経済学とは何か

飯田(2012)は、経済学の思考には特徴的なパターン(悪く言えば非常に強いクセ)があるという。それは、経済学とは何かがわかると理解しやすい。


飯田によれば、経済学は、「希少な対象」について、個々の経済主体が「自身の主観的な満足度を最大化」するように行動(生産や取引)した結果としての経済活動・経済現象を取り扱う学問である。このような経済学的思考で前提となっているのが「(方法論的)個人主義・主観価値説」と「資源は希少である」いうことである。前者は「社会は個人の集まりだと捉え、個人の主観的な嗜好・判断を出発点に社会を捉える」という考え方であり、後者は、個人が満足度を最大化する行動には「制約条件」が伴うことを意味する。


つまり、経済学では、個人(経済主体)は予算制約の枠内で自らの効用を最大化するように行動すると考えるわけであり、そういう意味において、経済学は「制約付き最適化問題」だと考えてよいことを飯田は示唆する。

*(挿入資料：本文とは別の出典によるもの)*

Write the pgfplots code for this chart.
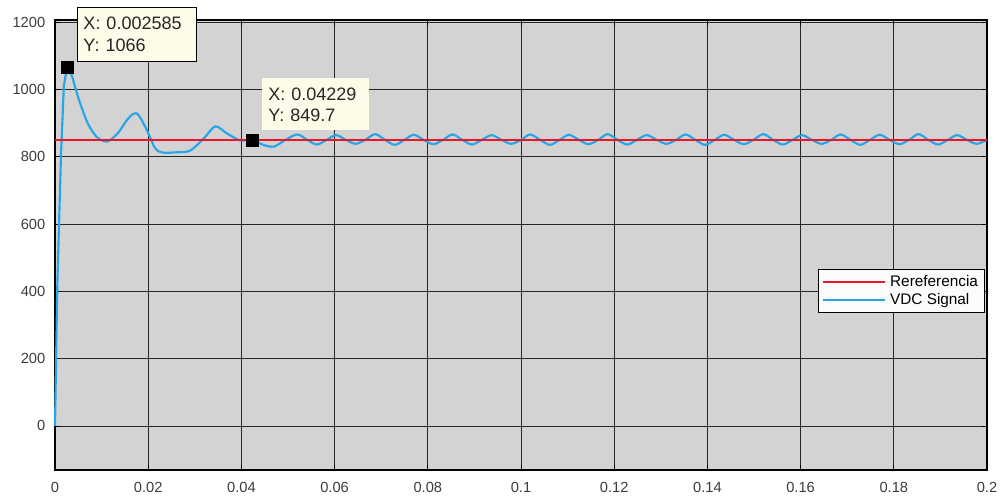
\documentclass[border=0pt]{standalone}
\usepackage{fontspec}
\setmainfont{Liberation Sans}
\usepackage{pgfplots}
\pgfplotsset{compat=1.18}
\definecolor{axbg}{RGB}{211,211,211}
\definecolor{sigblue}{RGB}{40,165,230}
\definecolor{refred}{RGB}{240,20,40}
\definecolor{tipbg}{RGB}{252,252,232}
\definecolor{ticktxt}{RGB}{60,60,60}
\begin{document}
\begin{tikzpicture}
\path[use as bounding box] (-41.25pt,-22.5pt) rectangle (712.5pt,352.5pt);
\begin{axis}[
  scale only axis,
  width=699pt, height=337.5pt,
  xmin=0, xmax=0.2, ymin=-131, ymax=1206,
  clip=false,
  axis background/.style={fill=axbg},
  axis line style={black, line width=0.8pt},
  grid=major,
  grid style={black!85, line width=0.6pt},
  tick align=inside,
  major tick length=4pt,
  tick style={black, line width=0.6pt},
  xtick={0,0.02,0.04,0.06,0.08,0.1,0.12,0.14,0.16,0.18,0.2},
  xticklabels={0,0.02,0.04,0.06,0.08,0.1,0.12,0.14,0.16,0.18,0.2},
  ytick={0,200,400,600,800,1000,1200},
  yticklabels={0,200,400,600,800,1000,1200},
  ticklabel style={font=\fontsize{11}{13}\selectfont, text=ticktxt},
  xticklabel style={yshift=-6pt},
  yticklabel style={xshift=-3.8pt},
  /pgf/number format/assume math mode=true,
  reverse legend,
  legend style={at={(0.998,0.447)}, anchor=north east, fill=white!92!axbg, draw=black, line width=0.8pt,
    font=\fontsize{11.5}{13}\selectfont, inner xsep=2pt, inner ysep=2.5pt, row sep=0pt,
    nodes={inner xsep=3pt}},
  legend cell align=left,
  legend image code/.code={\draw[#1, line width=1.5pt] (0cm,0cm) -- (1.65cm,0cm);},
]
% VDC signal: initial rise
\addplot[sigblue, line width=1.6pt, forget plot] coordinates {
(0,0) (0.0005,420) (0.0013,810) (0.0019,1010) (0.002585,1066)
};
% VDC signal: transient and ripple
\addplot[sigblue, line width=1.6pt, smooth] coordinates {
(0.002585,1066) (0.0035,1045) (0.005,975) (0.007,900) (0.009,858) (0.0112,845)
(0.0135,870) (0.0158,915) (0.0176,928) (0.0195,885) (0.0215,825) (0.0232,812)
(0.026,813) (0.029,818) (0.032,855) (0.0344,890) (0.037,868) (0.0398,848)
(0.04229,849.7) (0.0447,835) (0.047,830) (0.0495,850)
(0.0520,866) (0.0541,850) (0.0562,836) (0.0583,850)
(0.0603,864) (0.0624,850) (0.0645,838) (0.0666,850)
(0.0687,867) (0.0708,850) (0.0729,835) (0.0750,850)
(0.0770,865) (0.0791,850) (0.0812,837) (0.0833,850)
(0.0853,866) (0.0874,850) (0.0895,836) (0.0916,850)
(0.0937,864) (0.0958,850) (0.0979,838) (0.1000,850)
(0.1020,866) (0.1041,850) (0.1062,835) (0.1083,850)
(0.1103,865) (0.1124,850) (0.1145,837) (0.1166,850)
(0.1186,867) (0.1207,850) (0.1228,836) (0.1249,850)
(0.1270,864) (0.1291,850) (0.1312,838) (0.1333,850)
(0.1353,866) (0.1374,850) (0.1395,835) (0.1416,850)
(0.1436,865) (0.1457,850) (0.1478,837) (0.1499,850)
(0.1520,867) (0.1541,850) (0.1562,836) (0.1583,850)
(0.1603,864) (0.1624,850) (0.1645,838) (0.1666,850)
(0.1686,866) (0.1707,850) (0.1728,835) (0.1749,850)
(0.1770,865) (0.1791,850) (0.1812,837) (0.1833,850)
(0.1853,867) (0.1874,850) (0.1895,836) (0.1916,850)
(0.1936,864) (0.1957,850) (0.1978,838) (0.2000,850)
};
\addlegendentry{VDC Signal}
% Reference
\addplot[refred, line width=1.3pt] coordinates {(0,850) (0.2,850)};
\addlegendentry{Rereferencia}
% data tip markers
\addplot[only marks, mark=square*, mark size=4.5pt, mark options={fill=black, draw=black}, forget plot]
  coordinates {(0.002585,1066) (0.04229,849.7)};
% data tip boxes
\node[anchor=north west, draw=black, line width=0.75pt, fill=tipbg, align=left,
  text width=80pt, minimum height=40pt, inner xsep=4.5pt, inner ysep=2pt,
  font=\fontsize{13.5}{16}\selectfont, text=black!85]
  at (axis cs:0.00472,1244) {X: 0.002585\\Y: 1066};
\node[anchor=north west, fill=tipbg, align=left,
  text width=71pt, minimum height=39pt, inner xsep=4.5pt, inner ysep=2pt,
  font=\fontsize{13.5}{16}\selectfont, text=black!85]
  at (axis cs:0.04442,1033) {X: 0.04229\\Y: 849.7};
\end{axis}
\end{tikzpicture}
\end{document}
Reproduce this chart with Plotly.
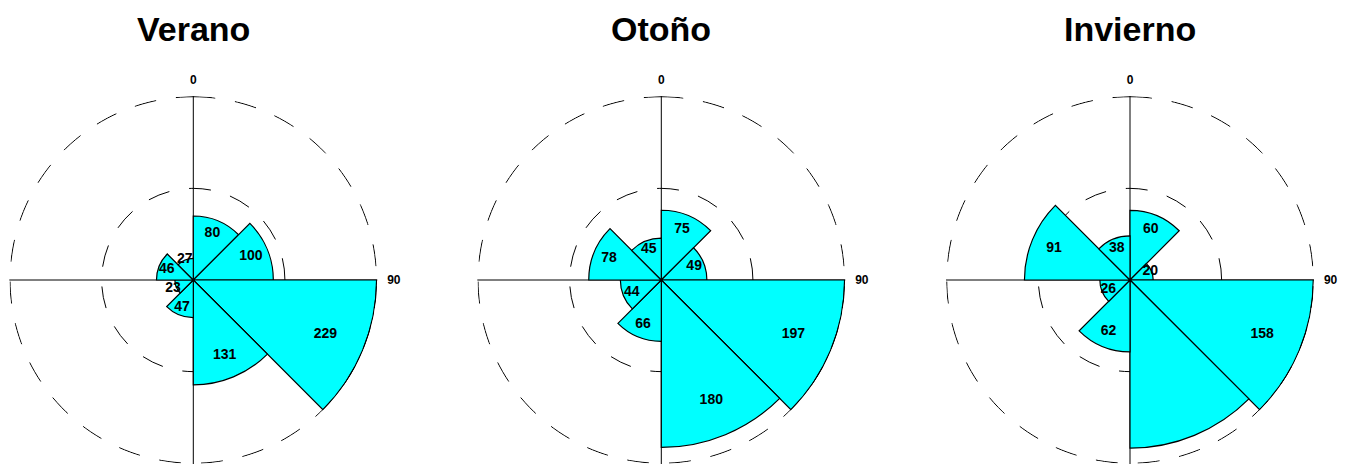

ということは、制約付き最適化を解くにあたって、問題を数学で表現しておくとパターン化された方法で解を求めることができるため、数学は経済学においては「便利な表現ツール」なのだという。つまり、数学を用いることで表現がシンプルになるわけである。


経済主体として、消費者としての個人と生産者としての企業を考えるならば、個人は制約に基づいて主観的な満足度を最大化しようと行動し、企業は制約に基づいて利潤を最大化しようと行動する。その結果として導かれるのが、個別の需要関数(曲線)と供給関数(曲線)だと飯田はいう。そして、需要と供給が一致するように市場での価格と取引量が定まる。そしてその価格と取引量から市場均衡のパフォーマンスが決定するという。このことから、経済学の現代的な定義として「希少な資源の最適な配分を考える学問」という価値観と思考パターンが理解できるわけである。